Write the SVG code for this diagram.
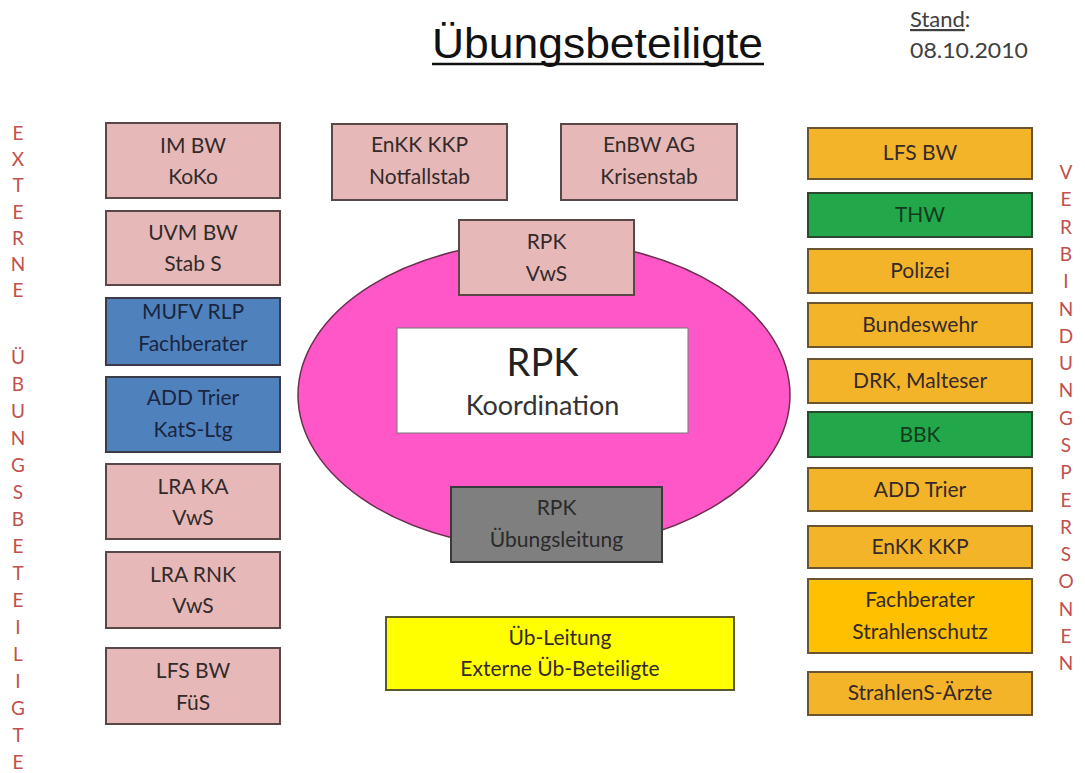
<svg xmlns="http://www.w3.org/2000/svg" width="1085" height="773" viewBox="0 0 1085 773">
<style>
.t{font-family:Lato,"Open Sans",sans-serif;font-size:21px;fill:#342a2a;text-anchor:middle}
.pk{fill:#E6B9B8;stroke:#5a4848;stroke-width:2}
.bl{fill:#4F81BD;stroke:#3a3a48;stroke-width:2}
.or{fill:#F4B42A;stroke:#6b5530;stroke-width:2}
.gd{fill:#FFC000;stroke:#6b5530;stroke-width:2}
.gr{fill:#22A84A;stroke:#2a4a30;stroke-width:2}
.tb{fill:#1a2540}
.tg{fill:#143a20}
.v{font-family:Lato,"Open Sans",sans-serif;font-size:19px;fill:#C0504D;text-anchor:middle}
</style>
<rect width="1085" height="773" fill="#ffffff"/>
<g id="title">
<text x="432" y="58" font-family="'Liberation Sans',Arial,sans-serif" font-size="42" fill="#111" textLength="331" lengthAdjust="spacingAndGlyphs">Übungsbeteiligte</text>
<line x1="432" y1="64" x2="764" y2="64" stroke="#111" stroke-width="2.5"/>
</g>
<g id="stand" font-family="Lato,'Open Sans',sans-serif" font-size="22" fill="#404040">
<text x="910" y="27"><tspan text-decoration="underline">Stand</tspan>:</text>
<text x="910" y="58" textLength="118" lengthAdjust="spacingAndGlyphs">08.10.2010</text>
</g>
<g id="ellipse"><ellipse cx="544" cy="395" rx="246" ry="154" fill="#FF57C8" stroke="#6a3050" stroke-width="1.5"/></g>
<g id="connectors"></g>
<g id="im-bw"><rect class="pk" x="106" y="123" width="174" height="75"/><text class="t" x="193" y="153">IM BW</text><text class="t" x="193" y="184">KoKo</text></g>
<g id="uvm-bw"><rect class="pk" x="106" y="211" width="174" height="74"/><text class="t" x="193" y="240">UVM BW</text><text class="t" x="193" y="271">Stab S</text></g>
<g id="mufv"><rect class="bl" x="106" y="298" width="174" height="67"/><text class="t tb" x="193" y="319">MUFV RLP</text><text class="t tb" x="193" y="351">Fachberater</text></g>
<g id="add-trier-l"><rect class="bl" x="106" y="377" width="174" height="75"/><text class="t tb" x="193" y="405">ADD Trier</text><text class="t tb" x="193" y="437">KatS-Ltg</text></g>
<g id="lra-ka"><rect class="pk" x="106" y="464" width="174" height="75"/><text class="t" x="193" y="494">LRA KA</text><text class="t" x="193" y="525">VwS</text></g>
<g id="lra-rnk"><rect class="pk" x="106" y="552" width="174" height="76"/><text class="t" x="193" y="582">LRA RNK</text><text class="t" x="193" y="613">VwS</text></g>
<g id="lfs-fus"><rect class="pk" x="106" y="648" width="174" height="76"/><text class="t" x="193" y="678">LFS BW</text><text class="t" x="193" y="710">FüS</text></g>
<g id="enkk-notfall"><rect class="pk" x="332" y="124" width="175" height="76"/><text class="t" x="419.5" y="152">EnKK KKP</text><text class="t" x="419.5" y="184">Notfallstab</text></g>
<g id="enbw"><rect class="pk" x="561" y="124" width="176" height="76"/><text class="t" x="649" y="152">EnBW AG</text><text class="t" x="649" y="184">Krisenstab</text></g>
<g id="rpk-vws"><rect class="pk" x="459" y="220" width="175" height="75"/><text class="t" x="546.5" y="249">RPK</text><text class="t" x="546.5" y="281">VwS</text></g>
<g id="rpk-koord"><rect x="397" y="328" width="291" height="105" fill="#ffffff" stroke="#777" stroke-width="1"/><text class="t" x="542.5" y="376" style="font-size:38px;fill:#222">RPK</text><text class="t" x="542.5" y="415" style="font-size:27px;fill:#333">Koordination</text></g>
<g id="rpk-uebung"><rect x="451" y="487" width="211" height="75" fill="#7F7F7F" stroke="#3a3a3a" stroke-width="2"/><text class="t" x="556.5" y="515" style="fill:#2a2a2a">RPK</text><text class="t" x="556.5" y="547" style="fill:#2a2a2a">Übungsleitung</text></g>
<g id="ueb-leitung"><rect x="386" y="617" width="348" height="73" fill="#FFFF00" stroke="#5a5a30" stroke-width="2"/><text class="t" x="560" y="645">Üb-Leitung</text><text class="t" x="560" y="676">Externe Üb-Beteiligte</text></g>
<g id="lfs-bw"><rect class="or" x="808" y="128" width="224" height="51"/><text class="t" x="920" y="160">LFS BW</text></g>
<g id="thw"><rect class="gr" x="808" y="193" width="224" height="44"/><text class="t tg" x="920" y="222">THW</text></g>
<g id="polizei"><rect class="or" x="808" y="249" width="224" height="44"/><text class="t" x="920" y="278">Polizei</text></g>
<g id="bundeswehr"><rect class="or" x="808" y="303" width="224" height="44"/><text class="t" x="920" y="332">Bundeswehr</text></g>
<g id="drk"><rect class="or" x="808" y="359" width="224" height="44"/><text class="t" x="920" y="388">DRK, Malteser</text></g>
<g id="bbk"><rect class="gr" x="808" y="412" width="224" height="45"/><text class="t tg" x="920" y="442">BBK</text></g>
<g id="add-trier-r"><rect class="or" x="808" y="468" width="224" height="43"/><text class="t" x="920" y="497">ADD Trier</text></g>
<g id="enkk-r"><rect class="or" x="808" y="526" width="224" height="42"/><text class="t" x="920" y="554">EnKK KKP</text></g>
<g id="fachberater"><rect class="gd" x="808" y="579" width="224" height="74"/><text class="t" x="920" y="607">Fachberater</text><text class="t" x="920" y="639">Strahlenschutz</text></g>
<g id="aerzte"><rect class="or" x="808" y="672" width="224" height="43"/><text class="t" x="920" y="700">StrahlenS-Ärzte</text></g>
<g id="label-left">
<text class="v" x="18" y="140">E</text><text class="v" x="18" y="166">X</text><text class="v" x="18" y="192">T</text><text class="v" x="18" y="219">E</text><text class="v" x="18" y="245">R</text><text class="v" x="18" y="271">N</text><text class="v" x="18" y="297">E</text>
<text class="v" x="18" y="364">Ü</text><text class="v" x="18" y="391">B</text><text class="v" x="18" y="418">U</text><text class="v" x="18" y="445">N</text><text class="v" x="18" y="472">G</text><text class="v" x="18" y="499">S</text><text class="v" x="18" y="526">B</text><text class="v" x="18" y="553">E</text><text class="v" x="18" y="580">T</text><text class="v" x="18" y="607">E</text><text class="v" x="18" y="634">I</text><text class="v" x="18" y="661">L</text><text class="v" x="18" y="688">I</text><text class="v" x="18" y="715">G</text><text class="v" x="18" y="742">T</text><text class="v" x="18" y="769">E</text>
</g>
<g id="label-right">
<text class="v" x="1066" y="179">V</text><text class="v" x="1066" y="206">E</text><text class="v" x="1066" y="234">R</text><text class="v" x="1066" y="261">B</text><text class="v" x="1066" y="288">I</text><text class="v" x="1066" y="316">N</text><text class="v" x="1066" y="343">D</text><text class="v" x="1066" y="370">U</text><text class="v" x="1066" y="397">N</text><text class="v" x="1066" y="425">G</text><text class="v" x="1066" y="452">S</text><text class="v" x="1066" y="479">P</text><text class="v" x="1066" y="507">E</text><text class="v" x="1066" y="534">R</text><text class="v" x="1066" y="561">S</text><text class="v" x="1066" y="588">O</text><text class="v" x="1066" y="616">N</text><text class="v" x="1066" y="643">E</text><text class="v" x="1066" y="670">N</text>
</g>
</svg>
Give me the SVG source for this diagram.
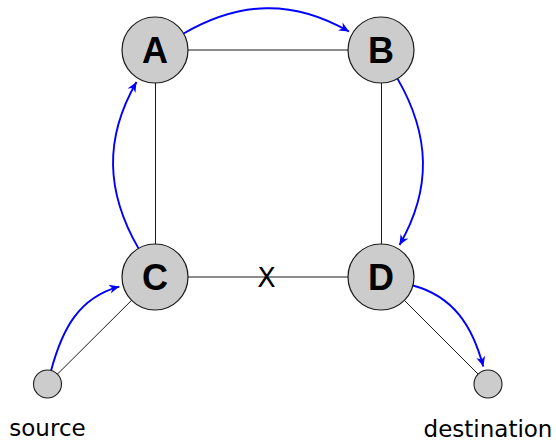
<svg xmlns="http://www.w3.org/2000/svg" width="556" height="444" viewBox="0 0 556 444">
<style>
.edge{stroke:#1a1a1a;stroke-width:1;fill:none}
.flow{stroke:#0000ff;stroke-width:1.9;fill:none;marker-end:url(#arr)}
.big{fill:#cccccc;stroke:#1a1a1a;stroke-width:1.2}
.small{fill:#cccccc;stroke:#1a1a1a;stroke-width:1.1}
.nlabel{font-family:"Liberation Sans","DejaVu Sans",sans-serif;font-weight:bold;font-size:36px;text-anchor:middle;fill:#000}
.tlabel{font-family:"DejaVu Sans","Liberation Sans",sans-serif;font-size:23px;text-anchor:middle;fill:#000}
</style>
<defs>
<marker id="arr" markerUnits="userSpaceOnUse" viewBox="-11 -6 12 12" refX="0" refY="0" markerWidth="12" markerHeight="12" orient="auto">
<path d="M0,0 L-10,-4.5 L-7,0 L-10,4.5 Z" fill="#0000ff"/>
</marker>
</defs>
<g id="connectors">
<line class="edge" x1="155" y1="50" x2="381" y2="50"/>
<line class="edge" x1="155.5" y1="50" x2="155.5" y2="277"/>
<line class="edge" x1="381.5" y1="50" x2="381.5" y2="277"/>
<line class="edge" x1="155" y1="277" x2="381" y2="277"/>
<line class="edge" x1="47.5" y1="384" x2="155" y2="277"/>
<line class="edge" x1="381" y1="277" x2="488" y2="384"/>
<text x="266.5" y="286.5" style="font-family:'DejaVu Sans','Liberation Sans',sans-serif;font-size:27px;text-anchor:middle">X</text>
<path class="flow" d="M183.6,33.5 C239.7,1.1 292.9,-0.9 349,31.5"/>
<path class="flow" d="M397.5,78.6 C430.1,135.1 432.1,188.5 399.5,245"/>
<path class="flow" d="M138.5,248.4 C105.9,191.9 103.9,138.5 136.5,82"/>
<path class="flow" d="M51.1,370.5 C62.1,329.6 78.4,297.6 119.3,286.6"/>
<path class="flow" d="M412.9,285.5 C453.5,296.4 472.4,326 483.3,366.6"/>
</g>
<g id="A"><circle class="big" cx="155" cy="50" r="33"/><text class="nlabel" x="155" y="63">A</text></g>
<g id="B"><circle class="big" cx="381" cy="50" r="33"/><text class="nlabel" x="381" y="63">B</text></g>
<g id="C"><circle class="big" cx="155" cy="277" r="33"/><text class="nlabel" x="155" y="290">C</text></g>
<g id="D"><circle class="big" cx="381" cy="277" r="33"/><text class="nlabel" x="381" y="290">D</text></g>
<g id="source"><circle class="small" cx="47.5" cy="384" r="14"/><text class="tlabel" x="47.5" y="436">source</text></g>
<g id="destination"><circle class="small" cx="488" cy="384" r="14"/><text class="tlabel" x="488" y="437">destination</text></g>
</svg>
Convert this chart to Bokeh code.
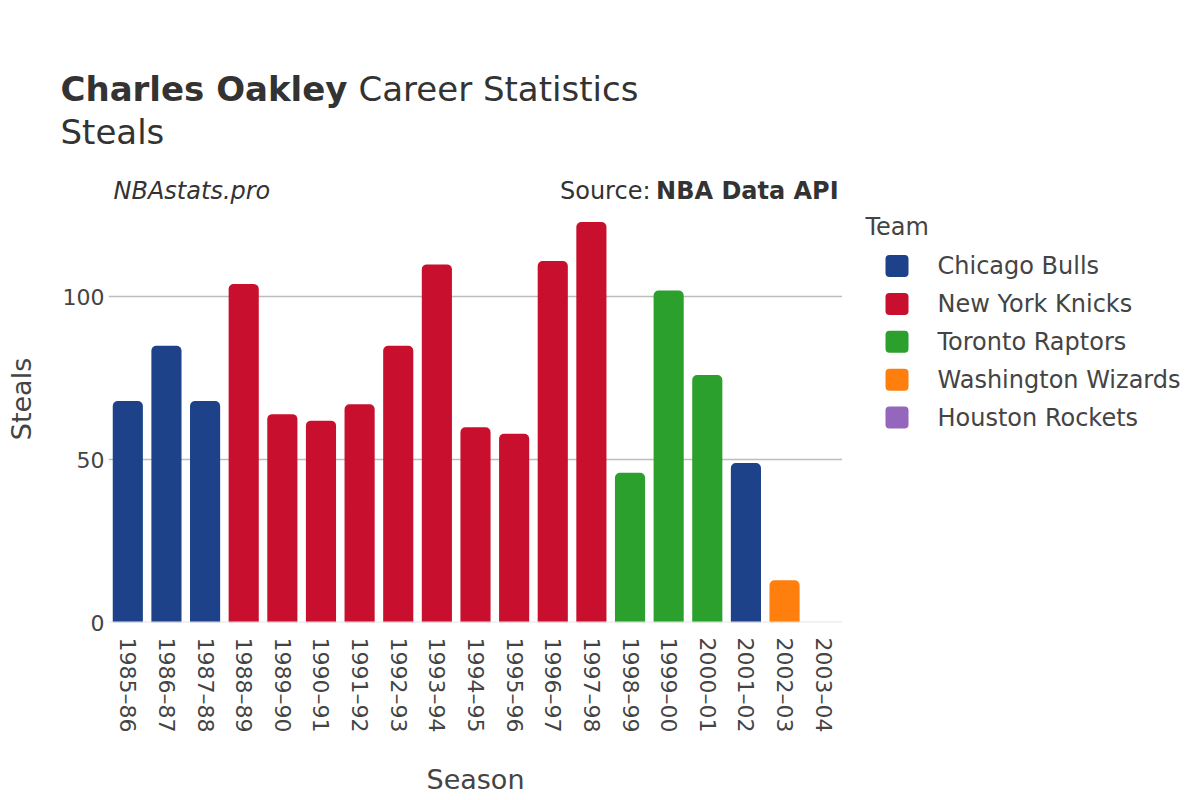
▬▬▬▬▬▬▬▬▬▬
How many of the lines above hold the word "this"? Give only that number.

3